Huntington town announced last week that they have maintained their AAA bond rating, and their outlook has been upgraded to “stable.”
Standard & Poor’s and Moody’s Investors Service have upheld the town’s rating, covering both existing debt and a planned $13.925 million bond issue.
Moody’s said the rating “reflects the town’s currently satisfactory reserve position and improving financial obligations, its sizable wealthy tax base and low debt burden.” They also said the stable outlook “reflects our expectation of continued sound financial operations and modest growth and overall stability in the local economy.”
In issuing its rating, Moody’s cited Huntington’s management and good financial policies and practices, as well as adequate budgetary performance, strong budgetary flexibility, very strong liquidity and strong debt and contingent liability position.
“We believe the town has demonstrated sound monitoring, ability to adopt and adhere to formal policies, and forward-planning,” the rating firm’s report said. “Town management tends to conservatively estimate both expenditures and revenues.”
The ratings extend to both the $13.925 million in borrowing and the $109 million in outstanding debt. Of the outstanding debt, $84 million represents Huntington borrowing and $25 million is debt incurred by the water districts in the town; that debt is repaid only by district residents.

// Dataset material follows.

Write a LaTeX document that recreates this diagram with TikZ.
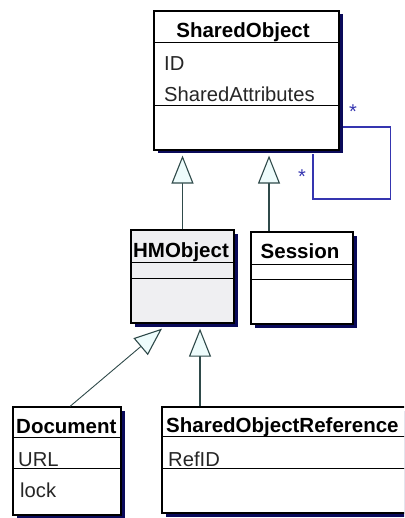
\documentclass[tikz,border=0pt]{standalone}
\usepackage{fontspec}
\setmainfont{Liberation Sans}
\usetikzlibrary{arrows.meta,shadows,calc}
\definecolor{umlshadow}{HTML}{0A0A5A}
\definecolor{genline}{HTML}{2F4A4A}
\definecolor{genfill}{HTML}{EEFCFC}
\definecolor{assocblue}{HTML}{3535B0}
\definecolor{abstractfill}{HTML}{EFEFF2}
\tikzset{
  classbox/.style={draw=black, line width=1.2pt, fill=white, inner sep=0pt,
    drop shadow={shadow xshift=3.5pt, shadow yshift=-3.5pt, opacity=1, fill=umlshadow}},
  compartment/.style={draw=black, line width=1pt},
  classname/.style={inner sep=0pt, anchor=base, font=\fontsize{20.5}{22}\selectfont\bfseries},
  attribute/.style={inner sep=0pt, anchor=base west, text=black!85, font=\fontsize{20.2}{22}\selectfont},
  generalization/.style={draw=genline, line width=1.1pt,
    -{Triangle[length=28pt, width=22pt, fill=genfill, line width=1.1pt]}},
  association/.style={draw=assocblue, line width=1.1pt},
  multiplicity/.style={inner sep=0pt, anchor=base, text=assocblue, font=\fontsize{20}{20}\selectfont}
}
\begin{document}
\begin{tikzpicture}[x=1pt, y=-1pt]
\useasboundingbox (0,0) rectangle (404,518);
\clip (0,0) rectangle (404,518);

% class boxes
\node[classbox, minimum width=185pt, minimum height=139pt] (so) at (246.5,80.5) {};
\node[classbox, fill=abstractfill, minimum width=103pt, minimum height=93pt] (hm) at (182.5,276.5) {};
\node[classbox, minimum width=102pt, minimum height=92pt] (ses) at (302,278) {};
\node[classbox, minimum width=108pt, minimum height=108pt] (doc) at (67,461) {};
\node[classbox, minimum width=250pt, minimum height=106pt] (sor) at (287,460) {};

% compartment separators
\draw[compartment] ([yshift=-32pt]so.north west) -- ([yshift=-32pt]so.north east);
\draw[compartment] ([yshift=-95pt]so.north west) -- ([yshift=-95pt]so.north east);
\draw[compartment] ([yshift=-33pt]hm.north west) -- ([yshift=-33pt]hm.north east);
\draw[compartment] ([yshift=-49pt]hm.north west) -- ([yshift=-49pt]hm.north east);
\draw[compartment] ([yshift=-33pt]ses.north west) -- ([yshift=-33pt]ses.north east);
\draw[compartment] ([yshift=-48pt]ses.north west) -- ([yshift=-48pt]ses.north east);
\draw[compartment] ([yshift=-31pt]doc.north west) -- ([yshift=-31pt]doc.north east);
\draw[compartment] ([yshift=-62pt]doc.north west) -- ([yshift=-62pt]doc.north east);
\draw[compartment] ([yshift=-30pt]sor.north west) -- ([yshift=-30pt]sor.north east);
\draw[compartment] ([yshift=-62pt]sor.north west) -- ([yshift=-62pt]sor.north east);

% class names
\node[classname] (soname) at (243,38) {SharedObject};
\node[classname] (hmname) at (181,257) {HMObject};
\node[classname] (sesname) at (300,258) {Session};
\node[classname, anchor=base west] (docname) at (16,433) {Document};
\node[classname, anchor=base west] (sorname) at (166,432) {SharedObjectReference};

% attributes
\node[attribute] (soid) at (164,71) {ID};
\node[attribute] (soattr) at (164,102) {SharedAttributes};
\node[attribute] (docurl) at (18,466) {URL};
\node[attribute] (doclock) at (20,497) {lock};
\node[attribute] (sorref) at (168,466) {RefID};

% generalizations
\coordinate (hmtip) at ($(hm.north |- so.south)+(0,5)$);
\coordinate (sestop) at ([xshift=-33pt]ses.north);
\coordinate (sestip) at ($(sestop |- so.south)+(0,5)$);
\coordinate (doctip) at ($(hm.south)+(-20.5,5)$);
\coordinate (sortop) at ([xshift=-87pt]sor.north);
\coordinate (sortip) at ($(sortop |- hm.south)+(0,5)$);
\draw[generalization] (hm.north) -- (hmtip);
\draw[generalization] (sestop) -- (sestip);
\draw[generalization, line width=0.9pt] ([xshift=3pt]doc.north) -- (doctip);
\draw[generalization] (sortop) -- (sortip);

% self association on SharedObject
\draw[association] ([xshift=3.5pt,yshift=-46.5pt]so.east) -- ++(47,0) -- ++(0,72)
  -| ([xshift=66.5pt,yshift=-3.5pt]so.south);
\node[multiplicity] (mult1) at (353,118.5) {*};
\node[multiplicity] (mult2) at (302,183.5) {*};
\end{tikzpicture}
\end{document}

The planned borrowing includes $12.4 million for town projects and $1.5 million for Greenlawn Water District.
Huntington Supervisor Frank Petrone (D) said he was pleased with the town’s results.
“We are gratified that Moody’s and Standard & Poor’s have once again affirmed their support of Huntington’s fiscal policies by maintaining the AAA bond rating and either upholding or upgrading their outlook,” he said in a statement. “These ratings will ensure that Huntington continues to save on borrowing costs, benefitting all Town taxpayers.”